For the Musicians

July 15, 2016 2 Comments

Music played a huge role for those trying to survive; it helped to remember, it supported resistance, it allowed lament and it forged solidarity. Many know about the orchestras in the camps, particularly Theresienstadt. But I chose a political song by Ernst Busch today, written while he was a camp inmate, because it became an international symbol for resistance by political prisoners against the Nazis.

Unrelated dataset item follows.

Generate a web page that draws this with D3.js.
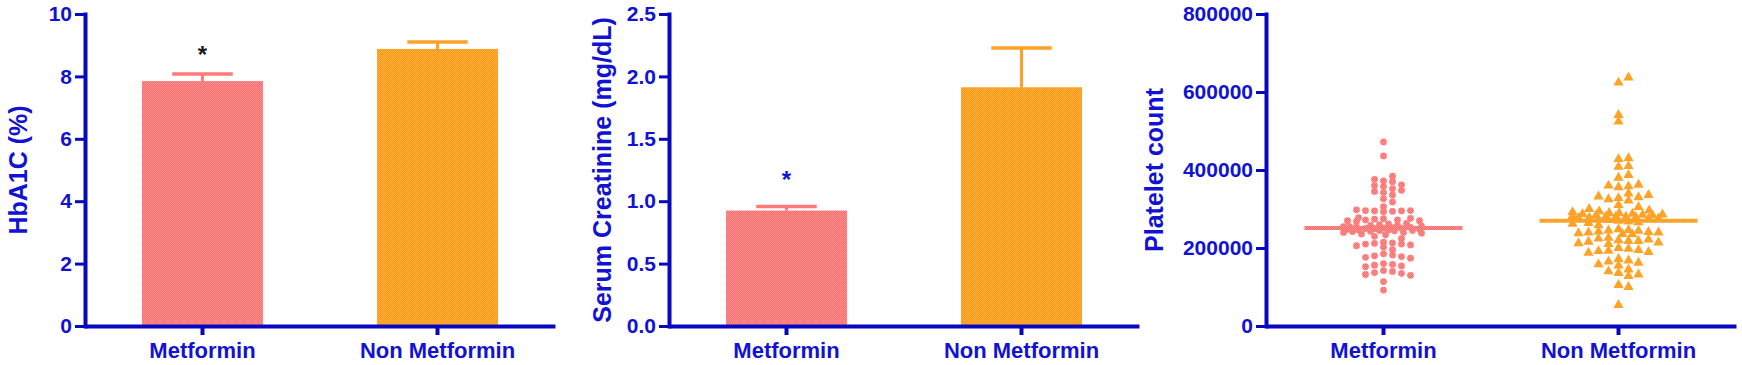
<!DOCTYPE html>
<html>
<head>
<meta charset="utf-8">
<script src="https://cdn.jsdelivr.net/npm/d3@7"></script>
<style>
  body { margin: 0; background: #fff; }
  svg { display: block; font-family: "Liberation Sans", Arial, sans-serif; font-weight: bold; }
</style>
</head>
<body>
<svg id="chart"></svg>
<script>
// ---- data ----
const groups = ["Metformin", "Non Metformin"];

const hba1cMean = [7.85, 8.88];
const hba1cSem = [0.23, 0.22];
const hba1cTicks = [0, 2, 4, 6, 8, 10];

const creatMean = [0.925, 1.913];
const creatSem = [0.032, 0.314];
const creatTicks = [0, 0.5, 1.0, 1.5, 2.0, 2.5];

const plateletTicks = [0, 200000, 400000, 600000, 800000];

const plateletMetformin = [
  472000, 436000,
  384000, 376000, 372000, 370000, 362000, 360000, 358000,
  352000, 348000, 345000, 342000, 336000,
  326000, 318000,
  306000, 298000, 296000, 295000, 295000, 294000, 296000, 293000,
  278000, 275000, 274000, 272000, 272000, 270000, 270000, 268000, 276000,
  263000, 262000, 260000, 258000, 258000, 256000, 255000, 255000, 254000, 253000,
  252000, 251000, 250000, 250000, 250000, 248000, 248000, 247000, 246000, 245000,
  245000, 244000, 243000, 242000, 240000, 240000, 238000, 236000, 234000, 230000,
  224000, 215000, 213000, 212000, 210000, 210000, 208000, 206000, 202000,
  196000, 185000, 182000, 180000, 178000, 176000, 174000,
  160000, 158000, 156000, 154000, 152000,
  142000, 140000, 137000, 135000, 132000, 130000,
  114000, 92000
];

const plateletNonMetformin = [
  637000, 624000, 541000, 524000,
  430000, 428000, 410000, 408000,
  387000, 380000,
  362000, 360000, 358000, 356000,
  340000, 336000, 332000, 330000, 328000, 325000, 322000,
  310000, 305000, 300000,
  296000, 294000, 292000, 290000, 290000, 288000, 287000, 286000, 285000, 284000,
  283000, 282000, 281000, 280000, 280000, 279000, 278000, 277000, 276000, 275000,
  274000, 272000, 270000, 268000, 266000, 264000, 262000, 258000,
  248000, 246000, 245000, 244000, 242000, 241000, 240000, 240000, 238000, 236000, 235000,
  226000, 224000, 222000, 220000, 218000, 218000, 216000, 214000, 212000, 210000,
  200000, 198000, 195000, 193000, 192000, 190000, 188000,
  172000, 168000, 165000, 162000, 158000, 155000,
  145000, 140000, 136000, 132000, 128000,
  105000, 100000,
  54000
];

// significance markers (value where the * sits)
const starHba1c = [8.8, null];
const starCreat = [1.2, null];

// ---- drawing ----
const W = 1742, H = 365;
const axisBlue = "#0808c0";
const textBlue = "#1212d4";
const solid = ["#ff7a7a", "#ffa126"];

const svg = d3.select("#chart").attr("width", W).attr("height", H);

// dithered fills like the exported figure
const defs = svg.append("defs");
function checker(id, a, b) {
  const p = defs.append("pattern").attr("id", id)
    .attr("width", 2).attr("height", 2).attr("patternUnits", "userSpaceOnUse");
  p.append("rect").attr("width", 2).attr("height", 2).attr("fill", a);
  p.append("rect").attr("width", 1).attr("height", 1).attr("fill", b);
  p.append("rect").attr("x", 1).attr("y", 1).attr("width", 1).attr("height", 1).attr("fill", b);
}
checker("pinkFill", "#ff6c6c", "#ff9090");
checker("orangeFill", "#ff9810", "#ffae40");
const fills = ["url(#pinkFill)", "url(#orangeFill)"];

function panel(left, domain, ticks, fmt, label, labelGap) {
  const g = svg.append("g");
  const x = d3.scaleBand().domain(groups)
    .range([left, left + 470])
    .paddingInner(0.485).paddingOuter(0.2425);
  const y = d3.scaleLinear().domain(domain).range([326, 14]);

  const ya = g.append("g")
    .attr("transform", `translate(${left},0)`)
    .call(d3.axisLeft(y).tickValues(ticks).tickFormat(fmt).tickSize(10).tickSizeOuter(0).tickPadding(3));
  ya.select(".domain").attr("stroke", axisBlue).attr("stroke-width", 4).attr("stroke-linecap", "square");
  ya.selectAll(".tick line").attr("stroke", axisBlue).attr("stroke-width", 3);
  ya.selectAll(".tick text").attr("fill", textBlue)
    .style("font-size", "21px").style("font-weight", "bold");

  const xa = g.append("g")
    .attr("transform", `translate(0,${y(0)})`)
    .call(d3.axisBottom(x).tickSize(9).tickSizeOuter(0).tickPadding(7));
  xa.select(".domain").attr("stroke", axisBlue).attr("stroke-width", 4);
  xa.selectAll(".tick line").attr("stroke", axisBlue).attr("stroke-width", 4);
  xa.selectAll(".tick text").attr("fill", textBlue)
    .style("font-size", "22px").style("font-weight", "bold");

  g.append("text")
    .attr("transform", `translate(${left - labelGap},${(y.range()[0] + y.range()[1]) / 2}) rotate(-90)`)
    .attr("text-anchor", "middle")
    .attr("fill", textBlue)
    .style("font-size", "25px")
    .text(label);

  return { g, x, y };
}

function barPanel(left, domain, ticks, fmt, label, means, sems, stars, starColor) {
  const { g, x, y } = panel(left, domain, ticks, fmt, label, 58);
  const data = groups.map((k, i) => ({ k, i, m: means[i], s: sems[i], star: stars[i] }));

  g.insert("g", ":first-child").selectAll("rect")
    .data(data).join("rect")
    .attr("x", d => x(d.k))
    .attr("width", x.bandwidth())
    .attr("y", d => y(d.m))
    .attr("height", d => y(0) - y(d.m))
    .attr("fill", d => fills[d.i]);

  const eb = g.append("g");
  eb.selectAll("line.v").data(data).join("line").attr("class", "v")
    .attr("x1", d => x(d.k) + x.bandwidth() / 2)
    .attr("x2", d => x(d.k) + x.bandwidth() / 2)
    .attr("y1", d => y(d.m))
    .attr("y2", d => y(d.m + d.s))
    .attr("stroke", d => solid[d.i]).attr("stroke-width", 3);
  eb.selectAll("line.c").data(data).join("line").attr("class", "c")
    .attr("x1", d => x(d.k) + x.bandwidth() / 4)
    .attr("x2", d => x(d.k) + x.bandwidth() * 3 / 4)
    .attr("y1", d => y(d.m + d.s))
    .attr("y2", d => y(d.m + d.s))
    .attr("stroke", d => solid[d.i]).attr("stroke-width", 3.5);

  g.append("g").selectAll("text")
    .data(data.filter(d => d.star != null)).join("text")
    .attr("x", d => x(d.k) + x.bandwidth() / 2)
    .attr("y", d => y(d.star) + 12)
    .attr("text-anchor", "middle")
    .attr("fill", starColor)
    .style("font-size", "24px")
    .text("*");
}

// greedy swarm: points only collide when they share a row band, width is capped
function swarm(values, cx, y, step, vstep, maxHalf) {
  const mean = d3.mean(values);
  const pts = values.map(v => ({ v, y: y(v) }))
    .sort((a, b) => Math.abs(a.v - mean) - Math.abs(b.v - mean));
  const placed = [];
  const free = (xx, yy) => placed.every(q => Math.abs(q.x - xx) >= step || Math.abs(q.y - yy) >= vstep);
  for (const p of pts) {
    let off = null;
    for (let k = 0; k < 60; k++) {
      const o = k === 0 ? 0 : (k % 2 ? 1 : -1) * Math.ceil(k / 2) * step;
      if (Math.abs(o) > maxHalf) break;
      if (free(cx + o, p.y)) { off = o; break; }
    }
    if (off === null) {
      let best = -1;
      for (let o = -maxHalf; o <= maxHalf; o += step / 3) {
        const dmin = d3.min(placed, q => Math.hypot(q.x - (cx + o), (q.y - p.y) * 2));
        if (dmin > best) { best = dmin; off = o; }
      }
    }
    p.x = cx + off;
    placed.push(p);
  }
  return placed;
}

barPanel(85, [0, 10], hba1cTicks, d3.format("d"), "HbA1C (%)",
  hba1cMean, hba1cSem, starHba1c, "#1a1a1a");

barPanel(669, [0, 2.5], creatTicks, d3.format(".1f"), "Serum Creatinine (mg/dL)",
  creatMean, creatSem, starCreat, textBlue);

// scatter panel
{
  const { g, x, y } = panel(1266, [0, 800000], plateletTicks, d3.format("d"), "Platelet count", 103);
  const series = [plateletMetformin, plateletNonMetformin];
  series.forEach((vals, i) => {
    const cx = x(groups[i]) + x.bandwidth() / 2;
    const pts = i === 0 ? swarm(vals, cx, y, 9, 5, 40) : swarm(vals, cx, y, 10, 6, 46);
    const m = d3.mean(vals);
    const layer = g.append("g");
    if (i === 0) {
      layer.selectAll("circle").data(pts).join("circle")
        .attr("cx", d => d.x).attr("cy", d => d.y).attr("r", 3.4)
        .attr("fill", fills[i]);
    } else {
      const tri = d3.symbol(d3.symbolTriangle, 46);
      layer.selectAll("path").data(pts).join("path")
        .attr("transform", d => `translate(${d.x},${d.y})`)
        .attr("d", tri)
        .attr("fill", fills[i]);
    }
    layer.append("line")
      .attr("x1", cx - 79).attr("x2", cx + 79)
      .attr("y1", y(m)).attr("y2", y(m))
      .attr("stroke", fills[i]).attr("stroke-width", 4);
  });
}
</script>
</body>
</html>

https://www.ushmm.org/exhibition/music/detail.php?content=moor

The poem represents for me the epiphany of loss:

My Blue Piano-Lasker-Schueler copyMy Blue Piano

 

I call a blue piano my own

Yet I know not a single note.

 

The dark cellar door has become its home

Since the world turned to rotten bloat.

 

Starlit hands used to play a four-handed tone

– While Luna sang in her boat –

Now the rats’ dance sounds out a clinking moan.

 

The keys are broken, lying prone.

Tears for the blue corpse choke my throat.

 

I beg you, dear angels, permit me to roam

– I ate bread made of bitter oat –

Through the gates, while alive, to the heavenly throne

Though the law disallows such a vote.

 

Else Lasker-Schüler

http://jwa.org/encyclopedia/article/lasker-schueler-else

friderikeheuer@gmail.com

2 Comments

  1. Reply

    Leila Falk

    July 15, 2016

    But have you read the very good piece by Alex Ross in a recent New Yorker? Music as Violence. Same idea as in a recent AMS article– music used as torture in the Camps– ironic choices & very very loud

    • Reply

      friderikeheuer@gmail.com

      July 15, 2016

      Have not seen them but am not surprised. I have decided there is nothing out there that will not be used by twisted minds to harm people. On this very day, again, beyond words when looking at Nice.